The MOE explained that the rationale of starting Eunoia JC was not to increase capacity but to provide an Integrated Programme (IP) for students from Catholic High School, Singapore Chinese Girls' School and CHIJ Saint Nicholas Girls' School.

Starting an IP school from scratch would be less challenging than integrating the programme into existing JCs, the ministry said. As for Innova JC, which will be subsumed just 14 years after it was set up in 2005, the MOE said that there was demand for JC places back then. It noted that demand for school places could shift significantly over 15 to 20 years.

Pasir Ris-Punggol GRC Member of Parliament Zainal Sapari, who sits on the Government Parliamentary Committee for Education, likened it to the planning for Build-to-Order flats and reiterated that the decision to build additional JCs was based on information available at that time. "It's safer to err on the side of being a bit generous rather than being very precise," said Mr Zainal, adding that policymakers would not want a situation "where you try and be as accurate as possible" but end up with demand exceeding supply.

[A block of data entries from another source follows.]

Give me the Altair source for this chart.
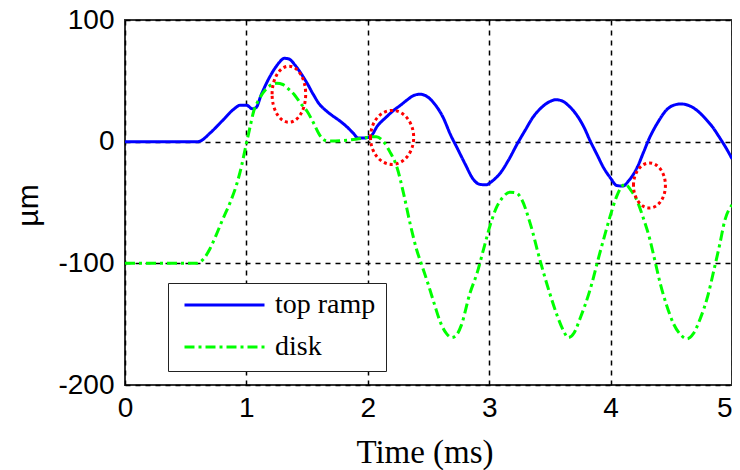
import altair as alt
import pandas as pd

# ---- data ----
ramp_t = [0.0, 0.6, 0.62, 0.7, 0.8, 0.9, 0.95, 1.0, 1.05, 1.08, 1.12, 1.17, 1.22, 1.27, 1.31, 1.35,
          1.4, 1.45, 1.5, 1.55, 1.6, 1.65, 1.7, 1.77, 1.83, 1.88, 1.92, 1.97, 2.02, 2.08, 2.15, 2.21,
          2.27, 2.32, 2.38, 2.43, 2.49, 2.55, 2.62, 2.68, 2.74, 2.8, 2.87, 2.92, 2.97, 3.03, 3.09,
          3.16, 3.23, 3.3, 3.36, 3.43, 3.5, 3.55, 3.6, 3.66, 3.72, 3.78, 3.83, 3.89, 3.94, 4.0, 4.05,
          4.1, 4.15, 4.22, 4.27, 4.32, 4.39, 4.46, 4.52, 4.58, 4.65, 4.72, 4.78, 4.84, 4.9, 4.95, 5.0]
ramp_um = [0, 0, 0.5, 7, 17, 27, 30, 30, 27, 28, 38, 49, 58, 65, 68.5, 68,
           63, 56, 48, 39, 31, 26, 22, 17, 12, 7, 3, 3, 4, 13, 20, 25.5,
           30, 34, 38, 39, 37, 31, 20, 6, -6, -18, -31, -35, -35.5, -32, -26,
           -15, -2, 10, 20, 28, 33, 34.5, 33.5, 29, 22, 12, 1, -11, -21, -30, -36,
           -36.5, -32, -21, -9, 3, 16, 26, 30, 31, 29.5, 25, 19, 12, 3, -5, -14]

disk_t = [0.0, 0.59, 0.65, 0.7, 0.75, 0.8, 0.87, 0.92, 0.96, 0.99, 1.03, 1.06, 1.1, 1.17, 1.25, 1.3,
          1.35, 1.4, 1.45, 1.5, 1.55, 1.6, 1.65, 1.7, 1.8, 1.9, 1.97, 2.02, 2.07, 2.13, 2.18, 2.24,
          2.3, 2.35, 2.4, 2.45, 2.5, 2.55, 2.6, 2.65, 2.69, 2.73, 2.77, 2.84, 2.9, 2.96, 3.01, 3.06,
          3.11, 3.17, 3.22, 3.27, 3.34, 3.42, 3.5, 3.56, 3.61, 3.65, 3.7, 3.75, 3.83, 3.91, 3.96,
          4.0, 4.05, 4.09, 4.12, 4.16, 4.22, 4.27, 4.32, 4.37, 4.41, 4.46, 4.52, 4.58, 4.63, 4.68,
          4.74, 4.8, 4.85, 4.9, 4.94, 5.0]
disk_um = [-100, -100, -96, -88, -77, -65, -49, -35, -20, -6, 12, 25, 34, 44, 48, 47,
           43, 38, 31, 25, 16, 6, 1, 0.5, 1, 2, 3, 4, 4, 0, -8, -21,
           -45, -68, -88, -103, -118, -134, -149, -158, -161, -159, -151, -125, -108, -86, -68, -54,
           -46, -41.5, -42, -48, -68, -98, -125, -143, -155, -161, -157, -145, -122, -92, -74,
           -60, -45, -37, -35, -39, -49, -63, -79, -100, -117, -134, -150, -159, -162, -158,
           -145, -127, -106, -84, -65, -52]

series_names = ["top ramp", "disk"]
series_colors = ["#0000ff", "#00ff00"]

mark_t = [1.35, 2.2, 4.32]
mark_um = [39, 3.5, -36]

x_ticks = [0, 1, 2, 3, 4, 5]
y_ticks = [-200, -100, 0, 100]

# ---- build chart ----
df = pd.concat([
    pd.DataFrame({"t": ramp_t, "um": ramp_um, "series": series_names[0]}),
    pd.DataFrame({"t": disk_t, "um": disk_um, "series": series_names[1]}),
], ignore_index=True)

x_enc = alt.X("t:Q", scale=alt.Scale(domain=[0, 5], nice=False, zero=False),
              axis=alt.Axis(values=x_ticks, title="Time (ms)", labelFlush=False,
                            labelExpr="'' + datum.value",
                            labelAlign={"condition": {"test": "datum.value == 5", "value": "right"},
                                        "value": "center"},
                            labelPadding=9, titleFont="Liberation Serif", titleFontSize=33,
                            titleFontWeight="normal", titleX=299.5, titleY=77,
                            titleBaseline="alphabetic", titleAlign="center", titleColor="#000"))
y_enc = alt.Y("um:Q", scale=alt.Scale(domain=[-200, 100], nice=False, zero=False),
              axis=alt.Axis(values=y_ticks, title="µm", labelPadding=11,
                            labelExpr="'' + datum.value",
                            titleFont="Liberation Sans", titleFontSize=30,
                            titleFontWeight="normal", titleX=-97, titleY=185,
                            titleBaseline="middle", titleAlign="center", titleColor="#000"))

legend = alt.Legend(title=None, orient="none", legendX=43, legendY=263)
color_enc = alt.Color("series:N", scale=alt.Scale(domain=series_names, range=series_colors),
                      legend=legend)
dash_enc = alt.StrokeDash("series:N", scale=alt.Scale(domain=series_names,
                                                      range=[[1, 0], [10, 4, 3, 4]]),
                          legend=legend)

base = alt.Chart(df).mark_line(strokeWidth=3, interpolate="monotone").encode(
    x=x_enc, y=y_enc, color=color_enc, strokeDash=dash_enc)

line_ramp = base.transform_filter(alt.datum.series == series_names[0])
line_disk = base.transform_filter(alt.datum.series == series_names[1])

ellipse_shapes = [(0.6, 3136), (0.8, 2916), (0.71, 2025)]
ellipses = []
for i, (a, sz) in enumerate(ellipse_shapes):
    path = f"M {-a} 0 A {a} 1 0 1 1 {a} 0 A {a} 1 0 1 1 {-a} 0 Z"
    edf = pd.DataFrame({"t": [mark_t[i]], "um": [mark_um[i]]})
    ellipses.append(
        alt.Chart(edf).mark_point(shape=path, size=sz, filled=False, stroke="#ff0000",
                                  strokeWidth=3, strokeDash=[3, 3], opacity=1).encode(
            x=alt.X("t:Q"), y=alt.Y("um:Q"))
    )

chart = alt.layer(line_ramp, line_disk, *ellipses).properties(
    width=607, height=365,
    autosize=alt.AutoSizeParams(type="none"),
    padding={"left": 117, "top": 12, "right": 0, "bottom": 86},
).configure_view(
    stroke="#333333", strokeWidth=2
).configure_axis(
    labelFont="Liberation Sans", labelFontSize=28, labelColor="#000",
    ticks=False, domain=False, grid=True, gridColor="#000", gridDash=[5, 5],
    gridWidth=1.5, gridOpacity=1,
).configure_legend(
    symbolType="stroke", symbolSize=6400, symbolStrokeWidth=3,
    labelFont="Liberation Serif", labelFontSize=28, labelColor="#000",
    padding=10, fillColor="#ffffff", strokeColor="#222222",
    clipHeight=24, rowPadding=14, labelOffset=9, symbolOffset=5,
)

chart.save("out.html", embed_options={"renderer": "svg", "actions": False})
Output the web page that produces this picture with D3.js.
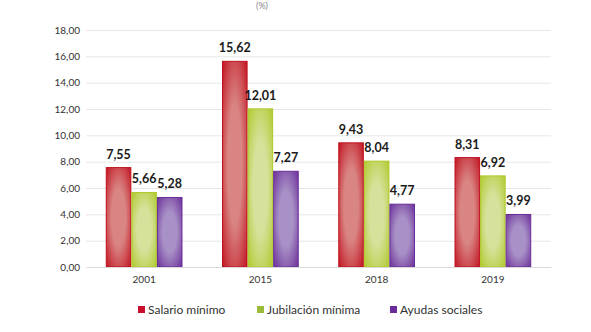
<!DOCTYPE html>
<html><head><meta charset="utf-8">
<script src="https://cdn.jsdelivr.net/npm/d3@7"></script>
<style>body{margin:0;background:#fff}svg{display:block}</style>
</head><body>
<svg id="c" width="591" height="332"></svg>
<script>
const categories = ["2001","2015","2018","2019"];
const series = ["Salario mínimo","Jubilación mínima","Ayudas sociales"];
const salario = [7.55,15.62,9.43,8.31];
const jubilacion = [5.66,12.01,8.04,6.92];
const ayudas = [5.28,7.27,4.77,3.99];
const yTicks = [0,2,4,6,8,10,12,14,16,18];
const values = [salario, jubilacion, ayudas];
const colors = [
  {edge:"#c0101e", mid:"#d98583", legend:"#c8102e"},
  {edge:"#afc82a", mid:"#d6e29c", legend:"#9bbb3b"},
  {edge:"#6a2c98", mid:"#a891c6", legend:"#6a2c98"}
];
const svg = d3.select("#c");
const fmt = v => v.toFixed(2).replace(".", ",");
const x = d3.scaleBand().domain(categories).range([86,551]).paddingInner(0.34).paddingOuter(0.17);
const xs = d3.scaleBand().domain(series).range([0,x.bandwidth()]);
const y = d3.scaleLinear().domain([0,18]).range([267,30]);

const defs = svg.append("defs");
colors.forEach((c,i)=>{
  const g = defs.append("radialGradient").attr("id","g"+i).attr("cx","50%").attr("cy","50%").attr("r","72%");
  g.append("stop").attr("offset","0%").attr("stop-color",c.mid);
  g.append("stop").attr("offset","40%").attr("stop-color",c.mid);
  g.append("stop").attr("offset","100%").attr("stop-color",c.edge);
});

svg.append("text").attr("x",262).attr("y",9).attr("text-anchor","middle")
  .attr("font-family","Lato, sans-serif").attr("font-size",9).attr("fill","#888").text("(%)");

// gridlines
svg.append("g").selectAll("line").data(yTicks.filter(d=>d>0)).join("line")
  .attr("x1",86).attr("x2",551).attr("y1",d=>y(d)+0.5).attr("y2",d=>y(d)+0.5)
  .attr("stroke","#e6e6e6").attr("stroke-width",1);

// y axis
const ya = svg.append("g").attr("transform","translate(80,0)")
  .call(d3.axisLeft(y).tickValues(yTicks).tickFormat(fmt).tickSize(0).tickPadding(0));
ya.select(".domain").remove();
ya.selectAll("text").attr("font-family","Lato, sans-serif").attr("font-size",10).attr("fill","#333");

// bars
const grp = svg.append("g").selectAll("g").data(categories).join("g")
  .attr("transform",d=>`translate(${x(d)},0)`);
series.forEach((s,si)=>{
  grp.append("rect")
    .attr("x",xs(s)+0.5).attr("width",xs.bandwidth()-1)
    .attr("y",(d,i)=>y(values[si][i])).attr("height",(d,i)=>y(0)-y(values[si][i]))
    .attr("fill",`url(#g${si})`).attr("stroke",colors[si].edge).attr("stroke-width",1);
  grp.append("text")
    .attr("x",xs(s)+xs.bandwidth()/2).attr("y",(d,i)=>y(values[si][i])-9)
    .attr("text-anchor","middle").attr("font-family","Lato, sans-serif")
    .attr("font-weight","bold").attr("font-size",12.5).attr("fill","#1a1a1a")
    .text((d,i)=>fmt(values[si][i]));
});

// x axis
const xa = svg.append("g").attr("transform","translate(0,267)")
  .call(d3.axisBottom(x).tickSize(0).tickPadding(9));
xa.select(".domain").attr("stroke","#d9d9d9");
xa.selectAll("text").attr("font-family","Lato, sans-serif").attr("font-size",10).attr("fill","#333");

// legend
const legX = [138,257,390];
const leg = svg.append("g").selectAll("g").data(series).join("g")
  .attr("transform",(d,i)=>`translate(${legX[i]},306)`);
leg.append("rect").attr("width",7).attr("height",7).attr("fill",(d,i)=>colors[i].legend);
leg.append("text").attr("x",10).attr("y",7.5).attr("font-family","Lato, sans-serif")
  .attr("font-size",12).attr("fill","#333").text(d=>d);
</script>
</body></html>
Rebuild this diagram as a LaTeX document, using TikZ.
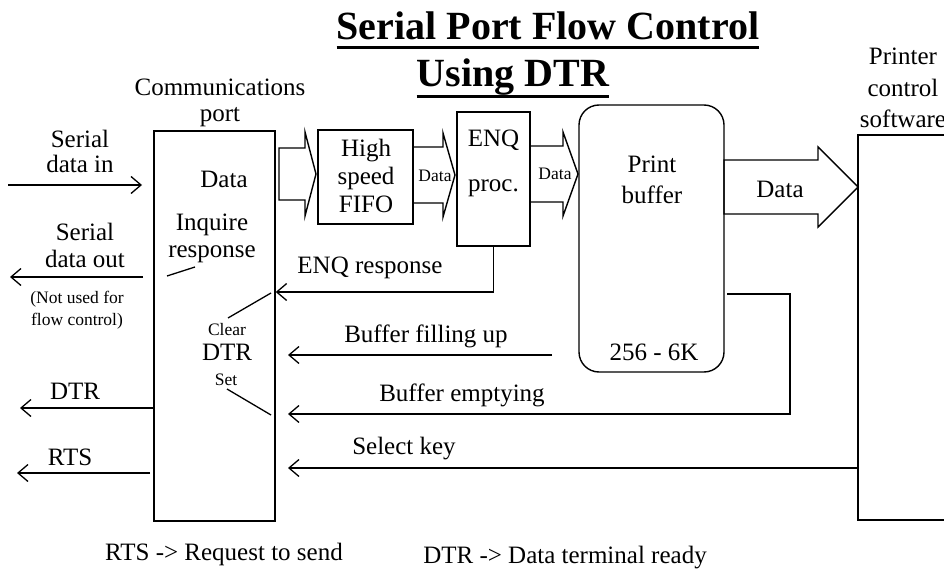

MOE said that the number of babies born each year has fallen from about 50,000 in '80s and '90s, to about 37,000 this year.

Correspondingly, demand for school places has been dropping. Enrolment in JCs is expected to decline by some 20 per cent between 2010 and 2019, from about 16,000 to about 12,800.

Currently, there are 23 schools offering a JC programme including Integrated Programme schools. All eight JCs involved in the latest merger exercise can each take in up to 800 students annually, however their enrolment numbers have fallen - one of them, in fact, has a student population size of only between 500 and 600. Without the mergers, the Year 1 intakes at some of the JCs could fall to as low as 200 or 300 in the coming years.

In light of the impending mergers, Serangoon JC, Innova JC, Tampines JC and Jurong JC will not take in any JC1 students next year.

The names of the merged JCs will be announced at the later date, said MOE. The ministry reiterated that falling cohort sizes would limit the co-curricular activities (CCAs) available at schools, as the CCAs require a minimum number of students in order for learning and participation to be meaningful. At secondary schools, declining enrolment could also affect the range of subject combinations which students can take in upper secondary level.

For instance, Siglap Secondary School - which merged with Coral Secondary School this year - was unable to continue with CCAs such as Red Cross and badminton.

Ms Liew Wei Li, MOE Deputy Director-General of Education (Schools) and Director of Schools, said: "We have thought through the various options. This is a very difficult decision, we've agonised over it. We find that we have little choice but to merge JCs in order to provide the kind of opportunities and range of choices for the students to come."

Factors taken into account in deciding the mergers include the schools' enrolment size, geographical proximity, suitability of merger partners and infrastructure capacity. For example, MOE decided that Yishun JC's campus would continue to operate as it is more accessible than Innova JC which is a "little bit too far north" - even though the latter has newer infrastructure.

In spite of the mergers, MOE said the JC route remains an attractive educational pathway, with the proportion of JC-eligible students choosing JCs as their first choice remaining stable in the last five years.